Marijuana commission to launch public survey

Marijuana commission to launch public survey
Bishop Simeon Hall.

Commission hold town meetings in Exuma, Eleuthera, Grand Bahama

 

NASSAU, BAHAMAS – Bahamas National Commission of Marijuana Co-chair Bishop Simeon Hall said yesterday that the committee is expected to release a survey in a matter of days that will gauge the public’s sentiment on the issue of marijuana.

“Bahamians from all over The Bahamas will be able to make an input,” he told Eyewitness News Online.

“We hope to in a matter of days to be able to announce where they can send us [that] information.

“That is the kind of thing we have been putting together.”

He added, “This calls for national consultation. This calls for national dialogue and that is what many of the Caribbean countries have done.”

The survey will be made available on a dedicated website, which is expected to be launched this week.

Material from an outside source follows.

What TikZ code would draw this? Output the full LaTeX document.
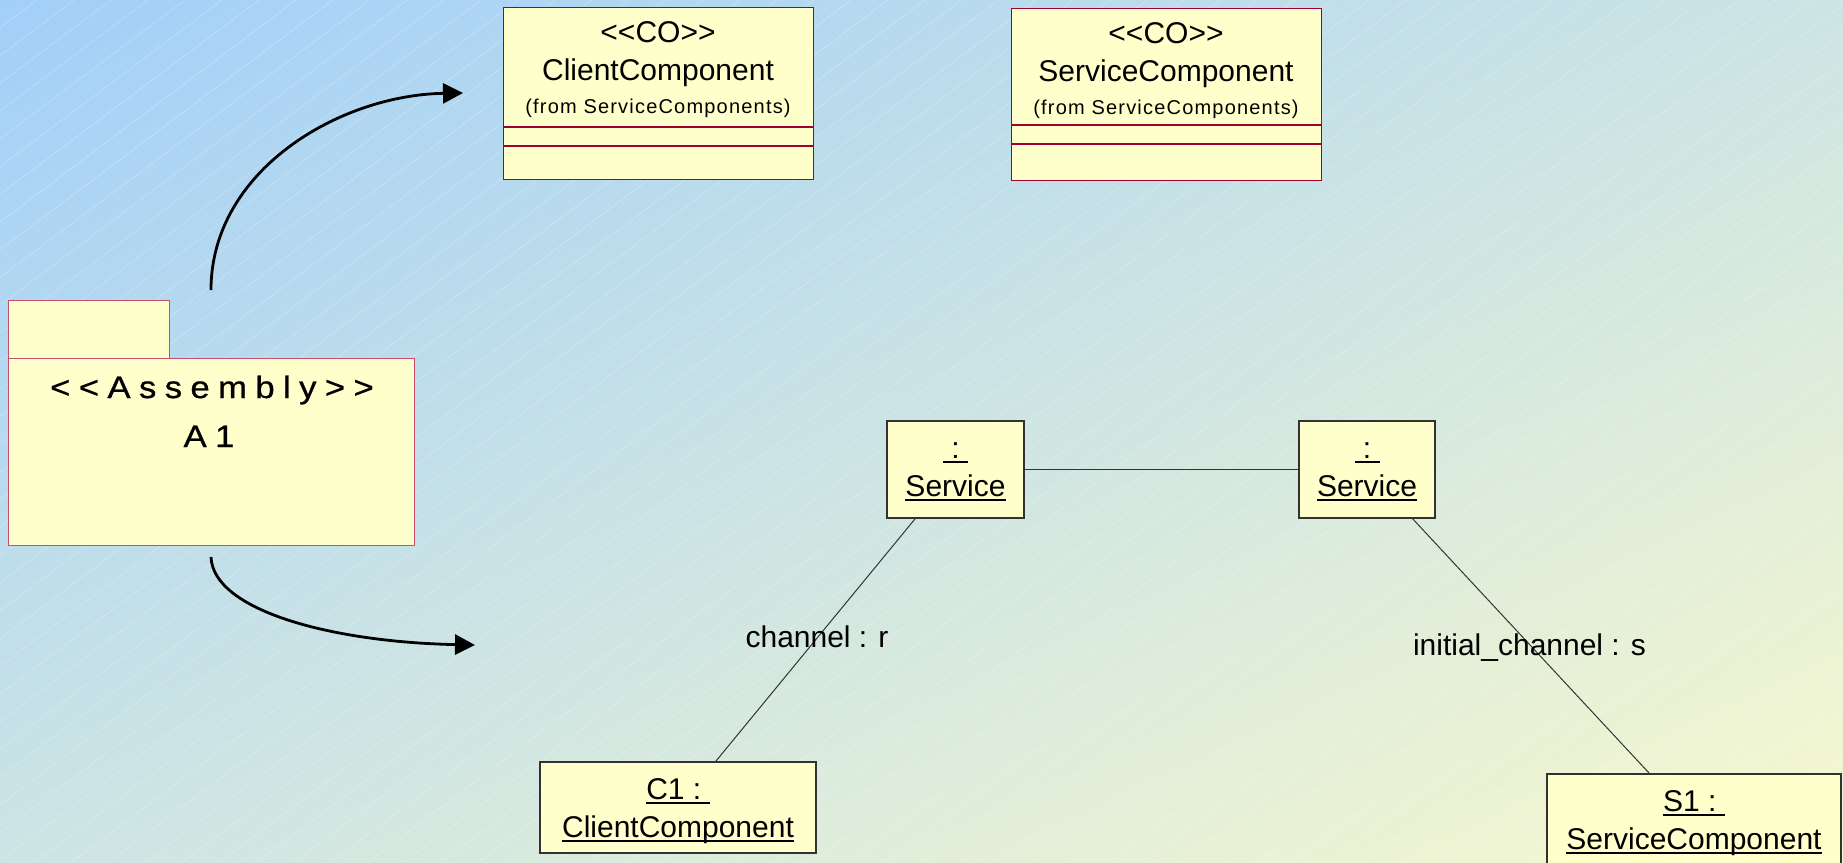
\documentclass[tikz,border=0pt]{standalone}
\usepackage{fontspec}
\setmainfont{Liberation Sans}
\newfontfamily\spacedfont[FakeStretch=1.12, FakeBold=0.8, LetterSpace=27, Ligatures=TeXOff]{Liberation Sans}
\newfontfamily\fromfont[LetterSpace=6]{Liberation Sans}
\usetikzlibrary{arrows.meta,shadings}
\definecolor{bgA}{RGB}{162,207,249}
\definecolor{bgB}{RGB}{247,248,206}
\definecolor{bgM}{RGB}{204,228,228}
\definecolor{boxfill}{RGB}{255,255,204}
\definecolor{classline}{RGB}{160,0,50}
\definecolor{pkgline}{RGB}{200,80,110}
\definecolor{objline}{RGB}{50,50,50}
\newsavebox\ulsave
\newcommand\myul[1]{\sbox\ulsave{#1}\rlap{\rule[-4.5pt]{\wd\ulsave}{1.4pt}}\usebox\ulsave}
\tikzset{
  big/.style={font=\fontsize{30}{36}\selectfont, inner sep=0pt, anchor=base},
  small/.style={font=\fromfont\fontsize{20}{24}\selectfont, inner sep=0pt, anchor=base},
  spaced/.style={font=\spacedfont\fontsize{31}{36}\selectfont, inner sep=0pt, anchor=base},
  classbox/.style={draw=classline, fill=boxfill, line width=1.3pt, anchor=north west,
    minimum width=310pt, minimum height=172pt, inner sep=0pt},
  classdiv/.style={draw=classline, line width=1.3pt},
  pkgbox/.style={draw=pkgline, fill=boxfill, line width=1.3pt, anchor=north west, inner sep=0pt},
  objbox/.style={draw=objline, fill=boxfill, line width=1.2pt, inner sep=0pt},
  link/.style={draw=black!80, line width=1pt},
  flow/.style={draw=black, line width=2.8pt, -{Triangle[length=20pt,width=20pt]}},
  hatch/.style={draw=white, opacity=0.25, line width=0.7pt},
}
\begin{document}
\begin{tikzpicture}[x=1pt,y=-1pt]
\useasboundingbox (0,0) rectangle (1843,862);
\clip (0,0) rectangle (1843,862);
\shade[upper left=bgA, upper right=bgM, lower left=bgM, lower right=bgB] (0,0) rectangle (1843,862);
\foreach \i in {0,...,82} { \draw[hatch] ({\i*37},0) -- ({\i*37-1149},862); }

% package
\node[pkgbox, minimum width=161pt, minimum height=58pt] (tab) at (8,300) {};
\node[pkgbox, minimum width=406pt, minimum height=187pt] (pkg) at (8,358) {};
\node[spaced] (pkgst) at (212,398) {<<Assembly>>};
\node[spaced] (pkgname) at (209,447) {A1};

% class boxes
\node[classbox] (cc) at (503,7) {};
\draw[classdiv] ([yshift=-120pt]cc.north west) -- ([yshift=-120pt]cc.north east);
\draw[classdiv] ([yshift=-139pt]cc.north west) -- ([yshift=-139pt]cc.north east);
\node[big] (ccst) at (658,42) {<\kern0pt<CO>\kern0pt>};
\node[big] (ccname) at (658,80) {ClientComponent};
\node[small] (ccfrom) at (658,113) {(from ServiceComponents)};

\node[classbox] (sc) at (1011,8) {};
\draw[classdiv] ([yshift=-117pt]sc.north west) -- ([yshift=-117pt]sc.north east);
\draw[classdiv] ([yshift=-136pt]sc.north west) -- ([yshift=-136pt]sc.north east);
\node[big] (scst) at (1166,43) {<\kern0pt<CO>\kern0pt>};
\node[big] (scname) at (1166,81) {ServiceComponent};
\node[small] (scfrom) at (1166,114) {(from ServiceComponents)};

% arrows
\coordinate (a1s) at (211,290);
\coordinate (a1e) at (463,93);
\draw[flow] (a1s) .. controls (211,170) and (340,95) .. (a1e);
\coordinate (a2s) at (211,557);
\coordinate (a2e) at (475,645);
\draw[flow] (a2s) .. controls (213,610) and (330,642) .. (a2e);

% object boxes
\node[objbox, minimum width=137pt, minimum height=97pt] (sL) at (955.5,469.5) {};
\node[objbox, minimum width=136pt, minimum height=97pt] (sR) at (1367,469.5) {};
\node[objbox, minimum width=276pt, minimum height=91pt] (c1) at (678,807.5) {};
\node[objbox, minimum width=294pt, minimum height=95pt] (s1) at (1694,821.5) {};

\draw[link] (sL) -- (sR);
\draw[link] (sL) -- (c1);
\draw[link] (sR) -- (s1);

\node[big] (sLa) at (955.5,458) {\myul{\ :\ }};
\node[big] (sLb) at (955.5,496) {\myul{Service}};
\node[big] (sRa) at (1367,458) {\myul{\ :\ }};
\node[big] (sRb) at (1367,496) {\myul{Service}};
\node[big] (c1a) at (678,799) {\myul{C1 :\ }};
\node[big] (c1b) at (678,837) {\myul{ClientComponent}};
\node[big] (s1a) at (1694,811) {\myul{S1 :\ }};
\node[big] (s1b) at (1694,849) {\myul{ServiceComponent}};

\node[big] (lab1) at (817,647) {channel : r};
\node[big] (lab2) at (1529.5,655) {initial\_channel : s};
\end{tikzpicture}
\end{document}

The committee, which Hall said has been diligently working, is also expected to hold town meetings in the coming weeks in Exuma, Eleuthera and Grand Bahama before holding a town meeting in New Providence.

The committee is expected to present its findings to the government by the end of April.

Hall indicated that the committee has yet to come to a formal position on the issue.

It is unclear when the committee’s position will be made known to the public.

Asked whether the timeline was ambitious, Hall said a position should be formed by then, if only, preliminary.

“I do not know how to qualify that or quantify it,” he said.

“All that I know is by the end of the stipulated times, which should be able to make some primary conclusions.”

The committee is comprised of approximately 24 members.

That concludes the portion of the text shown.